WORK TO DO -> Skip the pictures, please, and write out exactly the lines from the opening of the data through the line containing "0.93, 0.94, 0.948];".

INFORMATION PROVIDED ->
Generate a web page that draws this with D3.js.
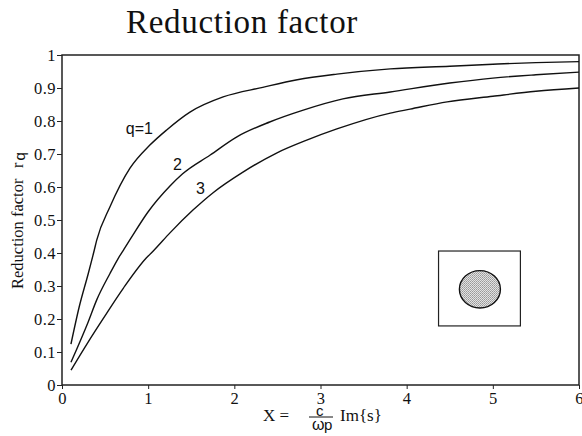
<!DOCTYPE html>
<html>
<head>
<meta charset="utf-8">
<script src="https://cdn.jsdelivr.net/npm/d3@7"></script>
<style>
  html, body { margin: 0; padding: 0; background: #fff; }
  svg { display: block; }
  text { fill: #111; }
  .serif { font-family: "Liberation Serif", serif; }
  .sans { font-family: "Liberation Sans", sans-serif; }
</style>
</head>
<body>
<div id="chart"></div>
<script>
// Values
const xTicks = [0, 1, 2, 3, 4, 5, 6];
const yTicks = [0, 0.1, 0.2, 0.3, 0.4, 0.5, 0.6, 0.7, 0.8, 0.9, 1];

const q1X = [0.104, 0.2, 0.305, 0.375, 0.403, 0.557, 0.789, 1.02, 1.215, 1.485, 1.87, 2.33, 2.73, 3.19, 3.81, 4.5, 5, 5.5, 6];
const q1Y = [0.124, 0.237, 0.338, 0.409, 0.439, 0.54, 0.657, 0.727, 0.773, 0.827, 0.873, 0.902, 0.925, 0.942, 0.958, 0.966, 0.972, 0.977, 0.98];

const q2X = [0.104, 0.305, 0.403, 0.557, 0.653, 0.72, 0.8, 1, 1.253, 1.4, 1.72, 2.03, 2.41, 2.8, 3.26, 3.81, 4.5, 5, 5.5, 6];
const q2Y = [0.069, 0.192, 0.258, 0.338, 0.384, 0.412, 0.445, 0.525, 0.603, 0.64, 0.697, 0.752, 0.797, 0.833, 0.867, 0.888, 0.915, 0.93, 0.94, 0.948];

const q3X = [0.104, 0.305, 0.48, 0.711, 0.975, 1.07, 1.253, 1.52, 1.75, 2.1, 2.49, 2.84, 3.19, 3.81, 4.04, 4.47, 5, 5.5, 6];
const q3Y = [0.045, 0.131, 0.202, 0.293, 0.384, 0.409, 0.461, 0.53, 0.582, 0.645, 0.703, 0.742, 0.776, 0.824, 0.836, 0.858, 0.875, 0.89, 0.9];

const curveLabels = ["q=1", "2", "3"];

// Dimensions
const margin = { top: 55, right: 3, bottom: 51, left: 62 },
      width = 582 - margin.left - margin.right,
      height = 436 - margin.top - margin.bottom;

const root = d3.select("#chart")
  .append("svg")
  .attr("width", 582)
  .attr("height", 436);

// Stipple for the disc in the inset
const pattern = root.append("defs").append("pattern")
  .attr("id", "stipple")
  .attr("width", 2)
  .attr("height", 2)
  .attr("patternUnits", "userSpaceOnUse");
pattern.append("rect").attr("width", 2).attr("height", 2).attr("fill", "#e2e2e2");
pattern.append("rect").attr("width", 1).attr("height", 1).attr("fill", "#999");
pattern.append("rect").attr("x", 1).attr("y", 1).attr("width", 1).attr("height", 1).attr("fill", "#aaa");

const svg = root.append("g")
  .attr("transform", `translate(${margin.left},${margin.top})`);

// Scales
const xScale = d3.scaleLinear().domain([0, 6]).range([0, width]);
const yScale = d3.scaleLinear().domain([0, 1]).range([height, 0]);

// Frame
svg.append("rect")
  .attr("width", width)
  .attr("height", height)
  .attr("fill", "none")
  .attr("stroke", "#222")
  .attr("stroke-width", 1.5);

// Axes
const xAxis = svg.append("g")
  .attr("transform", `translate(0, ${height})`)
  .call(d3.axisBottom(xScale).tickValues(xTicks).tickFormat(d3.format("d")).tickSize(4).tickPadding(3));

const yAxis = svg.append("g")
  .call(d3.axisLeft(yScale).tickValues(yTicks).tickFormat(d => d3.format("")(d)).tickSize(5).tickPadding(1));

[xAxis, yAxis].forEach(a => {
  a.select(".domain").remove();
  a.selectAll("line").attr("stroke", "#222");
  a.selectAll("text")
    .attr("class", "serif")
    .style("font-size", "16.5px")
    .style("letter-spacing", "0.5px")
    .style("fill", "#111");
});

// Curves
const line = d3.line()
  .curve(d3.curveMonotoneX)
  .x(d => xScale(d[0]))
  .y(d => yScale(d[1]));

[[q1X, q1Y], [q2X, q2Y], [q3X, q3Y]].forEach(([xs, ys]) => {
  svg.append("path")
    .datum(d3.zip(xs, ys))
    .attr("fill", "none")
    .attr("stroke", "#111")
    .attr("stroke-width", 1.4)
    .attr("d", line);
});

// Curve labels
const labelSpots = [[0.74, 0.761], [1.288, 0.652], [1.555, 0.579]];
curveLabels.forEach((t, i) => {
  svg.append("text")
    .attr("class", "sans")
    .attr("x", xScale(labelSpots[i][0]))
    .attr("y", yScale(labelSpots[i][1]))
    .attr("font-size", 16)
    .text(t);
});

// Inset
svg.append("rect")
  .attr("x", xScale(4.37))
  .attr("y", yScale(0.406))
  .attr("width", xScale(5.32) - xScale(4.37))
  .attr("height", yScale(0.179) - yScale(0.406))
  .attr("fill", "none")
  .attr("stroke", "#222")
  .attr("stroke-width", 1.2);

svg.append("ellipse")
  .attr("cx", xScale(4.85))
  .attr("cy", yScale(0.29))
  .attr("rx", 20.5)
  .attr("ry", 18.7)
  .attr("fill", "url(#stipple)")
  .attr("stroke", "#111")
  .attr("stroke-width", 1.4);

// Title
root.append("text")
  .attr("class", "serif")
  .attr("x", 126)
  .attr("y", 33)
  .attr("font-size", 33)
  .attr("letter-spacing", 0.7)
  .text("Reduction factor");

// Y label
root.append("text")
  .attr("class", "serif")
  .attr("transform", "translate(23,289) rotate(-90)")
  .attr("font-size", 16.5)
  .text("Reduction factor");

root.append("text")
  .attr("class", "serif")
  .attr("transform", "translate(23,168) rotate(-90)")
  .attr("font-size", 16)
  .text("r");

root.append("text")
  .attr("class", "sans")
  .attr("transform", "translate(25,160.5) rotate(-90)")
  .attr("font-size", 15)
  .text("q");

// X label
root.append("text").attr("class", "serif").attr("x", 263).attr("y", 421).attr("font-size", 17).text("X =");
root.append("text").attr("class", "sans").attr("x", 316).attr("y", 415.5).attr("font-size", 15).text("c");
root.append("line").attr("x1", 309).attr("x2", 333).attr("y1", 417).attr("y2", 417).attr("stroke", "#111");
root.append("text").attr("class", "sans").attr("x", 312).attr("y", 430).attr("font-size", 16).text("ω");
root.append("text").attr("class", "sans").attr("x", 324).attr("y", 430).attr("font-size", 15).text("p");
root.append("text").attr("class", "serif").attr("x", 340).attr("y", 421).attr("font-size", 17).text("Im{s}");
</script>
</body>
</html>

COMPLETED EXERCISE ->
Generate a web page that draws this with D3.js.
<!DOCTYPE html>
<html>
<head>
<meta charset="utf-8">
<script src="https://cdn.jsdelivr.net/npm/d3@7"></script>
<style>
  html, body { margin: 0; padding: 0; background: #fff; }
  svg { display: block; }
  text { fill: #111; }
  .serif { font-family: "Liberation Serif", serif; }
  .sans { font-family: "Liberation Sans", sans-serif; }
</style>
</head>
<body>
<div id="chart"></div>
<script>
// Values
const xTicks = [0, 1, 2, 3, 4, 5, 6];
const yTicks = [0, 0.1, 0.2, 0.3, 0.4, 0.5, 0.6, 0.7, 0.8, 0.9, 1];

const q1X = [0.104, 0.2, 0.305, 0.375, 0.403, 0.557, 0.789, 1.02, 1.215, 1.485, 1.87, 2.33, 2.73, 3.19, 3.81, 4.5, 5, 5.5, 6];
const q1Y = [0.124, 0.237, 0.338, 0.409, 0.439, 0.54, 0.657, 0.727, 0.773, 0.827, 0.873, 0.902, 0.925, 0.942, 0.958, 0.966, 0.972, 0.977, 0.98];

const q2X = [0.104, 0.305, 0.403, 0.557, 0.653, 0.72, 0.8, 1, 1.253, 1.4, 1.72, 2.03, 2.41, 2.8, 3.26, 3.81, 4.5, 5, 5.5, 6];
const q2Y = [0.069, 0.192, 0.258, 0.338, 0.384, 0.412, 0.445, 0.525, 0.603, 0.64, 0.697, 0.752, 0.797, 0.833, 0.867, 0.888, 0.915, 0.93, 0.94, 0.948];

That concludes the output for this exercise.